▶ [Entries shown]
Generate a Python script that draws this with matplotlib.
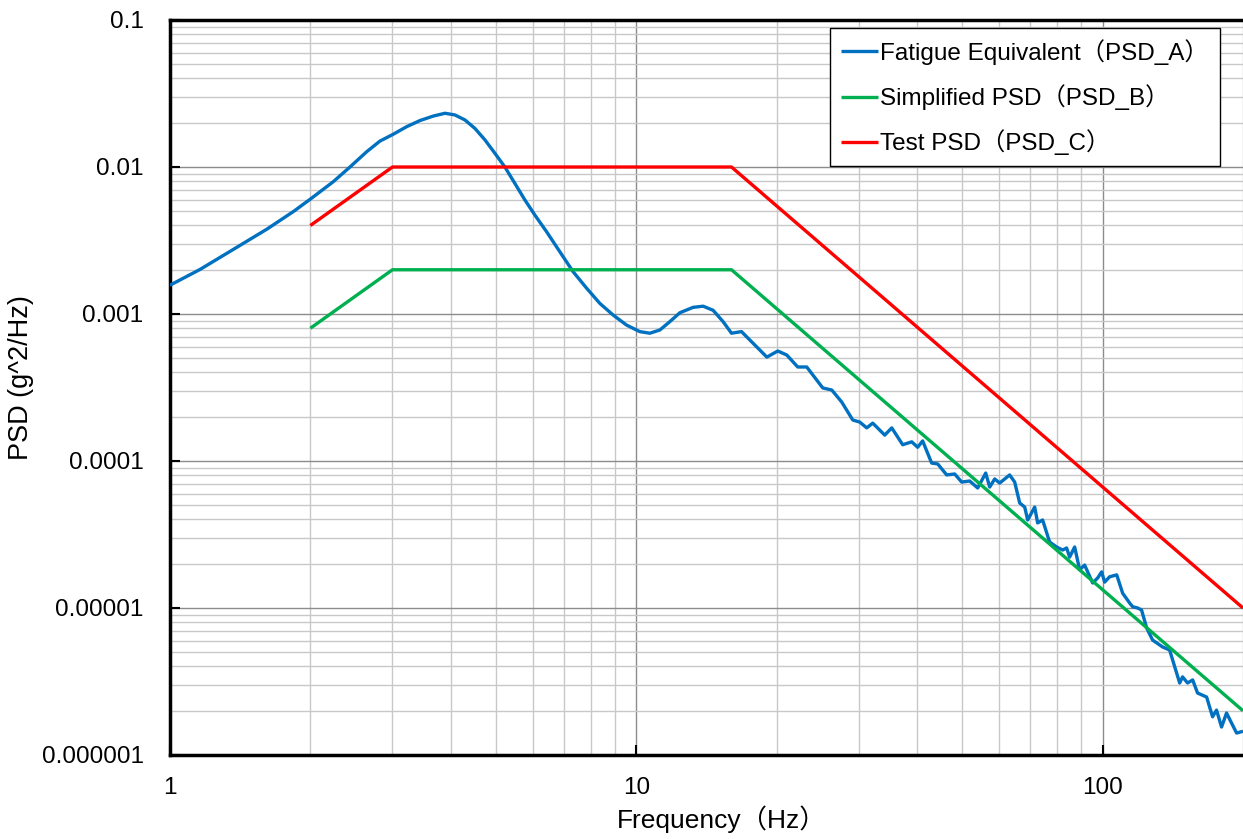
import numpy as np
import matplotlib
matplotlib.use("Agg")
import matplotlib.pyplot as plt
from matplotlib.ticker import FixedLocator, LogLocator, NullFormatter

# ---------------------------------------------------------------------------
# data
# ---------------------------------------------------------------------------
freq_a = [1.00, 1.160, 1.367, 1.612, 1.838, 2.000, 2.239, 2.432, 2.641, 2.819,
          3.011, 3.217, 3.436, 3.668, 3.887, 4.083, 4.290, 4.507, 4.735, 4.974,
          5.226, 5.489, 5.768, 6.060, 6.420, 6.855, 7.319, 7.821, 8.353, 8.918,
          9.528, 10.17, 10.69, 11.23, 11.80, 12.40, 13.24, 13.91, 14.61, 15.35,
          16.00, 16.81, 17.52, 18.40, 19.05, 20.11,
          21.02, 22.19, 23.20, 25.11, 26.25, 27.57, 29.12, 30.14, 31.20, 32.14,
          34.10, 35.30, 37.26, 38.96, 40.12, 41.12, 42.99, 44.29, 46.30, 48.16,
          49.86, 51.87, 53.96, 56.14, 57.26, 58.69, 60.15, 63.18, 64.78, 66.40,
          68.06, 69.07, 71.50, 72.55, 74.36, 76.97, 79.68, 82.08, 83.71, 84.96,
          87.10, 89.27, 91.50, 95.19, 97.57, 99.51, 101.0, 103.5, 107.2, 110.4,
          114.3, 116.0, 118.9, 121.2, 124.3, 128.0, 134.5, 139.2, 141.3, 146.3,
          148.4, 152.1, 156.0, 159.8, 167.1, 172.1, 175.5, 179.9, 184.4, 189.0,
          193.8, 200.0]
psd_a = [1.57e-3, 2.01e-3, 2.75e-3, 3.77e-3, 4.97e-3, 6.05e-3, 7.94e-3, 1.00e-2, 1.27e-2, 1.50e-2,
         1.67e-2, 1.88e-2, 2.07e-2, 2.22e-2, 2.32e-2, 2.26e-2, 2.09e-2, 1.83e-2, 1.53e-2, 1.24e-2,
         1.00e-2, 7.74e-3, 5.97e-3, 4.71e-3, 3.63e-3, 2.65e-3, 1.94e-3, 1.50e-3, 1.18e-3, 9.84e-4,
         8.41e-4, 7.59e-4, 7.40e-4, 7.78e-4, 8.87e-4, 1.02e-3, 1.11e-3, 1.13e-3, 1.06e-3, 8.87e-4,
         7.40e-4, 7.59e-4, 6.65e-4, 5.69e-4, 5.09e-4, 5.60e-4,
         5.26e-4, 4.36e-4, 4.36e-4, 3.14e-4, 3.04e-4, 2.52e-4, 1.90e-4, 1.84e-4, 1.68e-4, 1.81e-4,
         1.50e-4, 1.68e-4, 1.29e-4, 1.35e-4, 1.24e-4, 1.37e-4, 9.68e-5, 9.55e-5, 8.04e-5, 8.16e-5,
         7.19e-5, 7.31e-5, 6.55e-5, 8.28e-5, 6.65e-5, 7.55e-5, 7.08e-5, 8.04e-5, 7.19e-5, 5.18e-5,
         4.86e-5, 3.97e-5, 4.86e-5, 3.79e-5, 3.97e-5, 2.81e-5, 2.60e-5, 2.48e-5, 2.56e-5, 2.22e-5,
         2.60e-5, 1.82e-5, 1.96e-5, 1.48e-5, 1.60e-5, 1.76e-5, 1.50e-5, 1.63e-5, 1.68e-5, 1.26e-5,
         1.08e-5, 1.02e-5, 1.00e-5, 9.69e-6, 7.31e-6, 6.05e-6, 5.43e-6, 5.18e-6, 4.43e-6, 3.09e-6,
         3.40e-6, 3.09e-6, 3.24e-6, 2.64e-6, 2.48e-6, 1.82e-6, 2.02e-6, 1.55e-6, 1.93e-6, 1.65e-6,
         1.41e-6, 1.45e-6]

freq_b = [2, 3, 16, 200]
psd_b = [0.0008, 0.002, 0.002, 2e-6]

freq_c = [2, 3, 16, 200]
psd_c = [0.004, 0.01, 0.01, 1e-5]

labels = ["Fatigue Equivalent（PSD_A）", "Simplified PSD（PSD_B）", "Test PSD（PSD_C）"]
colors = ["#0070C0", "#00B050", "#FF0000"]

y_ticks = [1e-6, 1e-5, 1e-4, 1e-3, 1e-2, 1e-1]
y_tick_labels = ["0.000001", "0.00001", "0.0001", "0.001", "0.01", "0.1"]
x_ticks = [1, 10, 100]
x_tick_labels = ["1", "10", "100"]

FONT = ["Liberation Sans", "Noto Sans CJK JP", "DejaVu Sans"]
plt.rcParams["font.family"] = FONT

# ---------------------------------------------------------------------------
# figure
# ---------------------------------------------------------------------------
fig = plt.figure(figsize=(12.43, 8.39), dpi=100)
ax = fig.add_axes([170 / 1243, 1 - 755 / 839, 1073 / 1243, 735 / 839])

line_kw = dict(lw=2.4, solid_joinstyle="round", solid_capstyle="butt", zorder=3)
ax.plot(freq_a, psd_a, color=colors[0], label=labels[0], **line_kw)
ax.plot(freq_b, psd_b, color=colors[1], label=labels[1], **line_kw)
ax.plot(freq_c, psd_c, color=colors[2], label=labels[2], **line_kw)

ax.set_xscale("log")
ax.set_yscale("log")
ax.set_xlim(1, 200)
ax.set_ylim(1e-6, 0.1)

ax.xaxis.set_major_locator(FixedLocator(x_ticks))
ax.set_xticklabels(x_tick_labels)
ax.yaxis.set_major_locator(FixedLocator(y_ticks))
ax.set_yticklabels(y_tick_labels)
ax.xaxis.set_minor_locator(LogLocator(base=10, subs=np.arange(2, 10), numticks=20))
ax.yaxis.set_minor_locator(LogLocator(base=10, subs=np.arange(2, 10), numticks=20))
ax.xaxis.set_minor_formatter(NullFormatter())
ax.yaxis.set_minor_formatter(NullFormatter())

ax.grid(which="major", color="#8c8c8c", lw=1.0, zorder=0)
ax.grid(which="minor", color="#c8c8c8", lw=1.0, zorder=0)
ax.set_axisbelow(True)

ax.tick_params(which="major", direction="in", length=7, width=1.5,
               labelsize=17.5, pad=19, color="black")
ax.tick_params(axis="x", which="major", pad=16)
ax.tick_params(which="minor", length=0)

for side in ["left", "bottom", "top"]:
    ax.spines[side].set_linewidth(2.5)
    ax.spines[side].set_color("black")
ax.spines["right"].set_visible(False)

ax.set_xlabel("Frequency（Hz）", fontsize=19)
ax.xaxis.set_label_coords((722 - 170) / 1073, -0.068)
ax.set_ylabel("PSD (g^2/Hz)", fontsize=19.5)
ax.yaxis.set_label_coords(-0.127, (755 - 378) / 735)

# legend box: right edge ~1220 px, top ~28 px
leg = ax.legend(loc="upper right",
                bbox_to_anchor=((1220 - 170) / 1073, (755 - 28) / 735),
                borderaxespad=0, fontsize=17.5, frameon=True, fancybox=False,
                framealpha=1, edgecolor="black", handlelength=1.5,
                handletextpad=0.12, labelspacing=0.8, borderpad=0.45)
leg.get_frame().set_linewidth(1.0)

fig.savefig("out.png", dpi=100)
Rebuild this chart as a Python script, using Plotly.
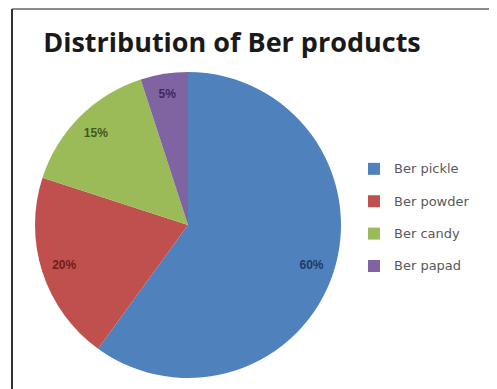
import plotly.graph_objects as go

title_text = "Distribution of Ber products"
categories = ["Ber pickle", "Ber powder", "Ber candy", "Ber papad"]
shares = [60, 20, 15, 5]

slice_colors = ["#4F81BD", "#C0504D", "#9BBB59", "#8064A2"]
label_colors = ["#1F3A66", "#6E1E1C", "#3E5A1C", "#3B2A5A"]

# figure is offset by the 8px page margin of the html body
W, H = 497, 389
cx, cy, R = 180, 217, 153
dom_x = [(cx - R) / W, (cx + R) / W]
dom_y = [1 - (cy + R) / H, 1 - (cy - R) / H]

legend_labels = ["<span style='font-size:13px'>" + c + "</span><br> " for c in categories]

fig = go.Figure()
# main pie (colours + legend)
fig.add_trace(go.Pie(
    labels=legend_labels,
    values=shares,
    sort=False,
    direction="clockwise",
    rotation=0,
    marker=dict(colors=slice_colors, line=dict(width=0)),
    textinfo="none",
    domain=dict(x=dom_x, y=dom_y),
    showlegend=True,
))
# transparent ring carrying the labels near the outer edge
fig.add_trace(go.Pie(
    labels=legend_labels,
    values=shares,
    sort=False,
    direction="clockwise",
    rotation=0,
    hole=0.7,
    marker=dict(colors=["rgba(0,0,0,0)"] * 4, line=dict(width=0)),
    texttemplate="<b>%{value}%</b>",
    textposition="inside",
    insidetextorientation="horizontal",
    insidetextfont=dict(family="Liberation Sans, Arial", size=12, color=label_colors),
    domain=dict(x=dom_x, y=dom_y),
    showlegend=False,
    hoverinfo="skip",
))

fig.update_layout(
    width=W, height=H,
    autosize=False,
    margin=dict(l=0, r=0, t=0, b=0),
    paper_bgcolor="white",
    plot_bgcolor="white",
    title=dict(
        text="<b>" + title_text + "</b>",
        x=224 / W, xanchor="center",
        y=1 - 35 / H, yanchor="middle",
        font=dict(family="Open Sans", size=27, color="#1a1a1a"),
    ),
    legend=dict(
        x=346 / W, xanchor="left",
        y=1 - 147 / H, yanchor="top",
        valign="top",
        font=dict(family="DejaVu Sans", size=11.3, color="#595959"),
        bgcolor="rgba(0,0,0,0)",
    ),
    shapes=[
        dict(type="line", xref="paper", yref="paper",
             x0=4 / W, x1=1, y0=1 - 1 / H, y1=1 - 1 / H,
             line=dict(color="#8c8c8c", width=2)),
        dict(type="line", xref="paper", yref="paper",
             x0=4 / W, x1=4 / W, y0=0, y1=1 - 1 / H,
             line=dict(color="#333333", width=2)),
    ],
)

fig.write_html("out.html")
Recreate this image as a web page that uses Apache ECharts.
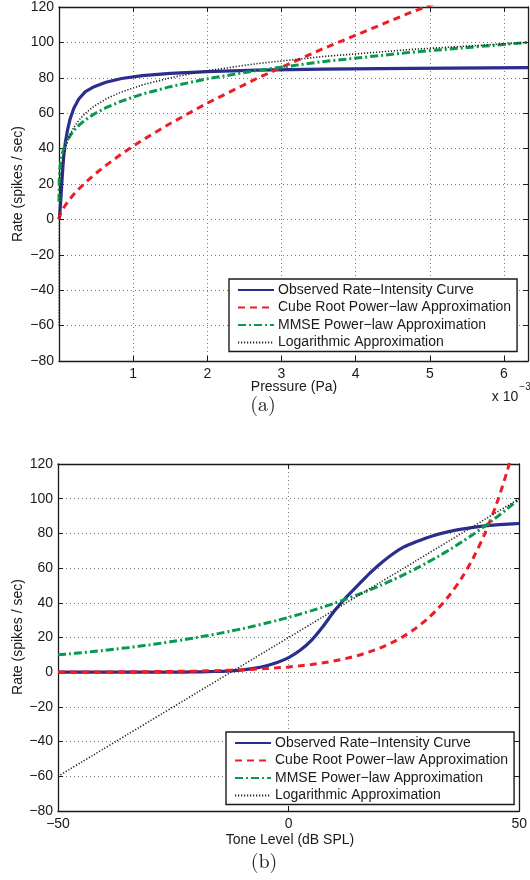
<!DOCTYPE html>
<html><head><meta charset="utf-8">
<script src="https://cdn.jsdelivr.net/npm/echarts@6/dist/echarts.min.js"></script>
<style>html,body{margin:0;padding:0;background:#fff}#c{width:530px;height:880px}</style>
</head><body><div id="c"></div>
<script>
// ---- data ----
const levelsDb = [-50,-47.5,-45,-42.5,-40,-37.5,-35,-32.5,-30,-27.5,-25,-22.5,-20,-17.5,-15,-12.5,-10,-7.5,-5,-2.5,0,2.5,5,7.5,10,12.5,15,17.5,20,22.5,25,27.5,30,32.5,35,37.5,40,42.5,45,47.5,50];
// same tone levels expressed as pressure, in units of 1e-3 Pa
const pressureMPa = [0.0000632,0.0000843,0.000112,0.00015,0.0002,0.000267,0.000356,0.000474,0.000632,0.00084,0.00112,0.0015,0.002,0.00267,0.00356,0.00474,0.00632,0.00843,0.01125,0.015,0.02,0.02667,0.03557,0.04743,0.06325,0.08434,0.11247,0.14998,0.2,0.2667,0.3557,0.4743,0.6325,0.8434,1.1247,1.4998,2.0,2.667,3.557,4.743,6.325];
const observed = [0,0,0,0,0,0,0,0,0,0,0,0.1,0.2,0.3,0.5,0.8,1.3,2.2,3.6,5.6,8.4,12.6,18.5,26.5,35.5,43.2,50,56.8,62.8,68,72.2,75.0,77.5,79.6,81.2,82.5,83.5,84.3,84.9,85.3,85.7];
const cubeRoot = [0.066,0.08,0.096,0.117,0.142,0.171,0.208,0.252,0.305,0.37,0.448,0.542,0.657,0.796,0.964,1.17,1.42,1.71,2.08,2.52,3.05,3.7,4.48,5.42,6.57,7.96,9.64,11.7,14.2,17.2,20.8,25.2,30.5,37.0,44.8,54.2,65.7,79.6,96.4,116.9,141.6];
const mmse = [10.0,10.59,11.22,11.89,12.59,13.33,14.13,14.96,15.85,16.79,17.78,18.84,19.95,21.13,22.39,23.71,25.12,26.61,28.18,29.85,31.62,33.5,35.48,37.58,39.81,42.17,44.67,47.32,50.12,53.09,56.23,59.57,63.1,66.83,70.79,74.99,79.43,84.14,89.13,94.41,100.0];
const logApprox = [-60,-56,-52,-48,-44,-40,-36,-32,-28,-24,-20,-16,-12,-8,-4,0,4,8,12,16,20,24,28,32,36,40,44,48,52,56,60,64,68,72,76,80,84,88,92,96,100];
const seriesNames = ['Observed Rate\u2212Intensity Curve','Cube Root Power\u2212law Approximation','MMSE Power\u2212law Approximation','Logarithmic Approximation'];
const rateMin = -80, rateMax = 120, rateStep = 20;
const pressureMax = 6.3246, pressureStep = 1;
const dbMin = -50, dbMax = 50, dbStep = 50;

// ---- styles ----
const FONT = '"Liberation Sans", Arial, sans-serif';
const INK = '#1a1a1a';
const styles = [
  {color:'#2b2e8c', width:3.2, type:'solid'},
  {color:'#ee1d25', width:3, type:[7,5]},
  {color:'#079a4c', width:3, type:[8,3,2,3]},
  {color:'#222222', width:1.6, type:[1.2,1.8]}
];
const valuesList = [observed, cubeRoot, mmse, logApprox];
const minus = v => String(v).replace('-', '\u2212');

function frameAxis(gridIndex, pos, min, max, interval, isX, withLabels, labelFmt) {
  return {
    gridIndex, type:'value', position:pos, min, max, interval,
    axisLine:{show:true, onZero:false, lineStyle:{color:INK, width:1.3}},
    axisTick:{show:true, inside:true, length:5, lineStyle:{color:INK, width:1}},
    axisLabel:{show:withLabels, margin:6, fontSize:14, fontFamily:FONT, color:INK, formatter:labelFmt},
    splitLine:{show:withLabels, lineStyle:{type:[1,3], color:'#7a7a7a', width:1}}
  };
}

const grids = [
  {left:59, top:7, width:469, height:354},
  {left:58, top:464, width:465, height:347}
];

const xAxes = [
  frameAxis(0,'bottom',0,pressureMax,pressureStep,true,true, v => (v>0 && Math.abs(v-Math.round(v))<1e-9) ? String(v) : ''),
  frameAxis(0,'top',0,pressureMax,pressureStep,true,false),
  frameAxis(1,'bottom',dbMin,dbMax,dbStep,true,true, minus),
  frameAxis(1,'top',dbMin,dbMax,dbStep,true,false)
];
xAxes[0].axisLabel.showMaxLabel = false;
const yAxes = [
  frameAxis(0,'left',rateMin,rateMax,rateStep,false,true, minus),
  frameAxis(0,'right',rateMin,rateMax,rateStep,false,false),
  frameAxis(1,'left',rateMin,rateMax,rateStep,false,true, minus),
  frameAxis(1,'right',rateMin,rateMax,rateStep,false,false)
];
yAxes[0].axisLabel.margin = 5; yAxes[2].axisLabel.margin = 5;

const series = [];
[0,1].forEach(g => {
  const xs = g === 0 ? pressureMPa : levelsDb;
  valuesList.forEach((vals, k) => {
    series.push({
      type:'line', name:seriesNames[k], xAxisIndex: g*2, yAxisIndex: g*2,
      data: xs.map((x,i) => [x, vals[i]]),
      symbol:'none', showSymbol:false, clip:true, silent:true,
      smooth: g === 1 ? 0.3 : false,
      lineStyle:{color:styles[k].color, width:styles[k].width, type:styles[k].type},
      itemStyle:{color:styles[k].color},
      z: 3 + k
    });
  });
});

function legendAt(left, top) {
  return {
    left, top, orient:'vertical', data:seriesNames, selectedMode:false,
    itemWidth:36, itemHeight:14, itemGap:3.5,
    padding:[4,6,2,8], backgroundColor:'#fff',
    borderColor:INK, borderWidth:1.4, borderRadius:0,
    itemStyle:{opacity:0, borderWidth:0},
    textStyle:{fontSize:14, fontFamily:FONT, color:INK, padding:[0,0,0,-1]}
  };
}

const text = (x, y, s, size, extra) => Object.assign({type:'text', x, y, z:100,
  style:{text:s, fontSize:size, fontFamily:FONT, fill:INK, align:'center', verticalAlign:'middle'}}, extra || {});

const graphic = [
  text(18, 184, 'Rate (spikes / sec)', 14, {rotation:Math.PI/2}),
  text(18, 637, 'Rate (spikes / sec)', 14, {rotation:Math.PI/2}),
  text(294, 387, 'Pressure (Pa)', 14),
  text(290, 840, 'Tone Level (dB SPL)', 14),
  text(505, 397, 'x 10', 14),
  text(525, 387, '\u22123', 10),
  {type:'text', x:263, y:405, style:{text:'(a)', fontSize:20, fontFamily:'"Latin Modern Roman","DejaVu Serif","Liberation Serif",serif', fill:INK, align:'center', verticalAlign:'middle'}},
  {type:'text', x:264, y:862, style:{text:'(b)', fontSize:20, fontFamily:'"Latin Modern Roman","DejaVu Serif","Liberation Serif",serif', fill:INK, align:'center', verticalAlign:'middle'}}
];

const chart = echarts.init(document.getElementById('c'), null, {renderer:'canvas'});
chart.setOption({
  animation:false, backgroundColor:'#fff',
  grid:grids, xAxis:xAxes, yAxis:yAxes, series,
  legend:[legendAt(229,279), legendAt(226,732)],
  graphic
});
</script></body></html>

▶ [Exercise task]
From the opening line of the entries above to the line containing "from matplotlib.ticker import", please transcribe each line exactly, skipping every picture.

▶ [Solution to this problem]
Generate a Python script that draws this with matplotlib.
import numpy as np
import matplotlib
matplotlib.use("Agg")
import matplotlib.pyplot as plt
from matplotlib.ticker import FixedLocator, LogLocator, NullFormatter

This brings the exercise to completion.